»»

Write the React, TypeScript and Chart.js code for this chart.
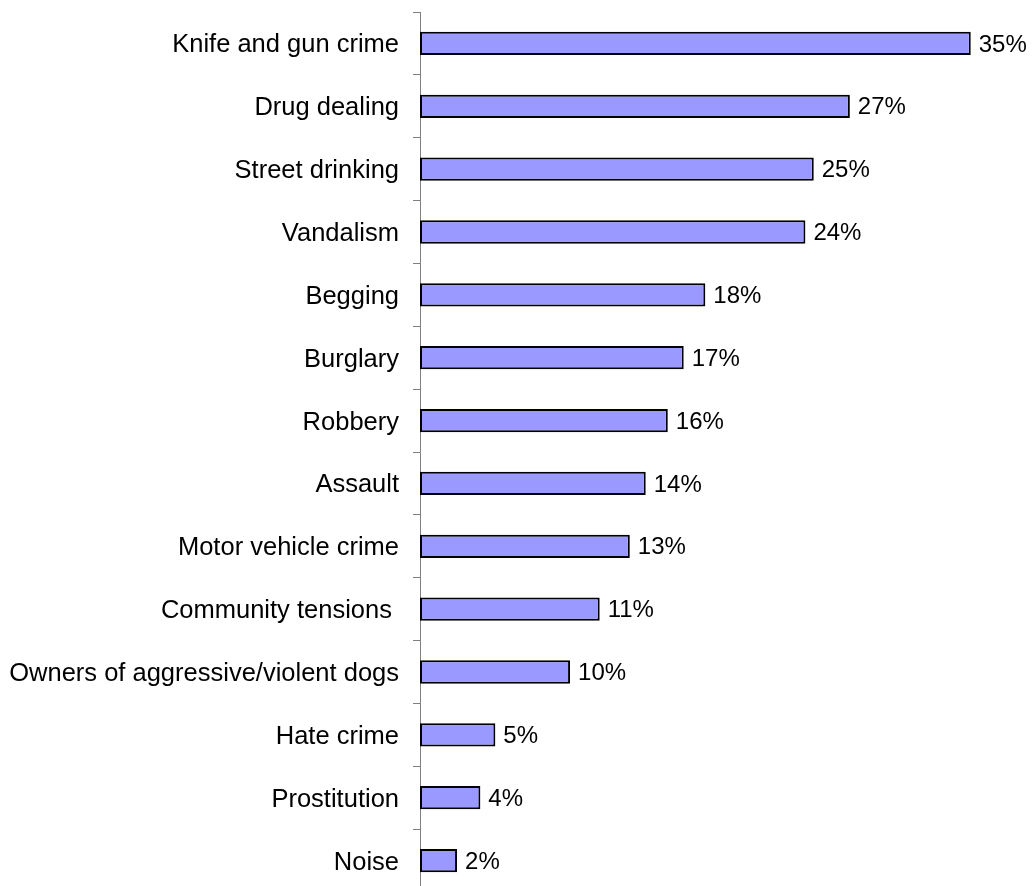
import React, { useEffect, useRef } from "react";
import { Chart, registerables } from "chart.js";

Chart.register(...registerables);

const categories: string[] = [
  "Knife and gun crime",
  "Drug dealing",
  "Street drinking",
  "Vandalism",
  "Begging",
  "Burglary",
  "Robbery",
  "Assault",
  "Motor vehicle crime",
  "Community tensions ",
  "Owners of aggressive/violent dogs",
  "Hate crime",
  "Prostitution",
  "Noise",
];

const values: number[] = [
  34.94, 27.27, 24.98, 24.45, 18.1, 16.73, 15.72, 14.32, 13.31, 11.4, 9.52, 4.78, 3.83, 2.35,
];

const valueLabels: string[] = [
  "35%", "27%", "25%", "24%", "18%", "17%", "16%", "14%", "13%", "11%", "10%", "5%", "4%", "2%",
];

const FONT = "'Liberation Sans', Arial, Helvetica, sans-serif";

const valueLabelPlugin = {
  id: "valueLabels",
  afterDatasetsDraw(chart: any) {
    const ctx = chart.ctx;
    const meta = chart.getDatasetMeta(0);
    ctx.save();
    ctx.font = `24px ${FONT}`;
    ctx.fillStyle = "#000000";
    ctx.textAlign = "left";
    ctx.textBaseline = "middle";
    meta.data.forEach((bar: any, i: number) => {
      ctx.fillText(valueLabels[i], bar.x + 8, bar.y + 1.5);
    });
    ctx.restore();
  },
};

export default function App() {
  const canvasRef = useRef<HTMLCanvasElement | null>(null);

  useEffect(() => {
    if (!canvasRef.current) return;
    const chart = new Chart(canvasRef.current, {
      type: "bar",
      data: {
        labels: categories,
        datasets: [
          {
            data: values,
            backgroundColor: "#9999FF",
            borderColor: "#000000",
            borderWidth: 2,
            borderSkipped: false,
            categoryPercentage: 1,
            barPercentage: 0.37,
          },
        ],
      },
      options: {
        indexAxis: "y",
        responsive: false,
        animation: false,
        layout: { padding: { top: 12, right: 15, bottom: 0, left: 0 } },
        plugins: {
          legend: { display: false },
          tooltip: { enabled: false },
        },
        scales: {
          x: {
            display: false,
            min: 0,
            max: 38,
          },
          y: {
            afterFit: (s: any) => {
              s.width = 420;
              s.paddingTop = 0;
              s.paddingBottom = 0;
            },
            grid: {
              display: true,
              drawOnChartArea: false,
              drawTicks: true,
              tickLength: 7,
              color: "#808080",
              offset: true,
            },
            border: { display: true, color: "#808080", width: 1 },
            ticks: {
              padding: 14,
              labelOffset: 2,
              color: "#000000",
              font: { family: FONT, size: 25.5 },
              autoSkip: false,
            },
          },
        },
      },
      plugins: [valueLabelPlugin],
    });
    return () => chart.destroy();
  }, []);

  return (
    <div
      style={{
        position: "absolute",
        left: 0,
        top: 0,
        width: 1034,
        height: 886,
        overflow: "hidden",
        background: "#ffffff",
      }}
    >
      <canvas ref={canvasRef} width={1034} height={892} />
    </div>
  );
}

««

> **Given instruction**
Leave out the pictures and transcribe everything else exactly.

> **Solution to this exercise**
Write the React, TypeScript and Chart.js code for this chart.
import React, { useEffect, useRef } from "react";
import { Chart, registerables } from "chart.js";

Chart.register(...registerables);

const categories: string[] = [
  "Knife and gun crime",
  "Drug dealing",
  "Street drinking",
  "Vandalism",
  "Begging",
  "Burglary",
  "Robbery",
  "Assault",
  "Motor vehicle crime",
  "Community tensions ",
  "Owners of aggressive/violent dogs",
  "Hate crime",
  "Prostitution",
  "Noise",
];

const values: number[] = [
  34.94, 27.27, 24.98, 24.45, 18.1, 16.73, 15.72, 14.32, 13.31, 11.4, 9.52, 4.78, 3.83, 2.35,
];

const valueLabels: string[] = [
  "35%", "27%", "25%", "24%", "18%", "17%", "16%", "14%", "13%", "11%", "10%", "5%", "4%", "2%",
];

const FONT = "'Liberation Sans', Arial, Helvetica, sans-serif";

const valueLabelPlugin = {
  id: "valueLabels",
  afterDatasetsDraw(chart: any) {
    const ctx = chart.ctx;
    const meta = chart.getDatasetMeta(0);
    ctx.save();
    ctx.font = `24px ${FONT}`;
    ctx.fillStyle = "#000000";
    ctx.textAlign = "left";
    ctx.textBaseline = "middle";
    meta.data.forEach((bar: any, i: number) => {
      ctx.fillText(valueLabels[i], bar.x + 8, bar.y + 1.5);
    });
    ctx.restore();
  },
};

export default function App() {
  const canvasRef = useRef<HTMLCanvasElement | null>(null);

  useEffect(() => {
    if (!canvasRef.current) return;
    const chart = new Chart(canvasRef.current, {
      type: "bar",
      data: {
        labels: categories,
        datasets: [
          {
            data: values,
            backgroundColor: "#9999FF",
            borderColor: "#000000",
            borderWidth: 2,
            borderSkipped: false,
            categoryPercentage: 1,
            barPercentage: 0.37,
          },
        ],
      },
      options: {
        indexAxis: "y",
        responsive: false,
        animation: false,
        layout: { padding: { top: 12, right: 15, bottom: 0, left: 0 } },
        plugins: {
          legend: { display: false },
          tooltip: { enabled: false },
        },
        scales: {
          x: {
            display: false,
            min: 0,
            max: 38,
          },
          y: {
            afterFit: (s: any) => {
              s.width = 420;
              s.paddingTop = 0;
              s.paddingBottom = 0;
            },
            grid: {
              display: true,
              drawOnChartArea: false,
              drawTicks: true,
              tickLength: 7,
              color: "#808080",
              offset: true,
            },
            border: { display: true, color: "#808080", width: 1 },
            ticks: {
              padding: 14,
              labelOffset: 2,
              color: "#000000",
              font: { family: FONT, size: 25.5 },
              autoSkip: false,
            },
          },
        },
      },
      plugins: [valueLabelPlugin],
    });
    return () => chart.destroy();
  }, []);

  return (
    <div
      style={{
        position: "absolute",
        left: 0,
        top: 0,
        width: 1034,
        height: 886,
        overflow: "hidden",
        background: "#ffffff",
      }}
    >
      <canvas ref={canvasRef} width={1034} height={892} />
    </div>
  );
}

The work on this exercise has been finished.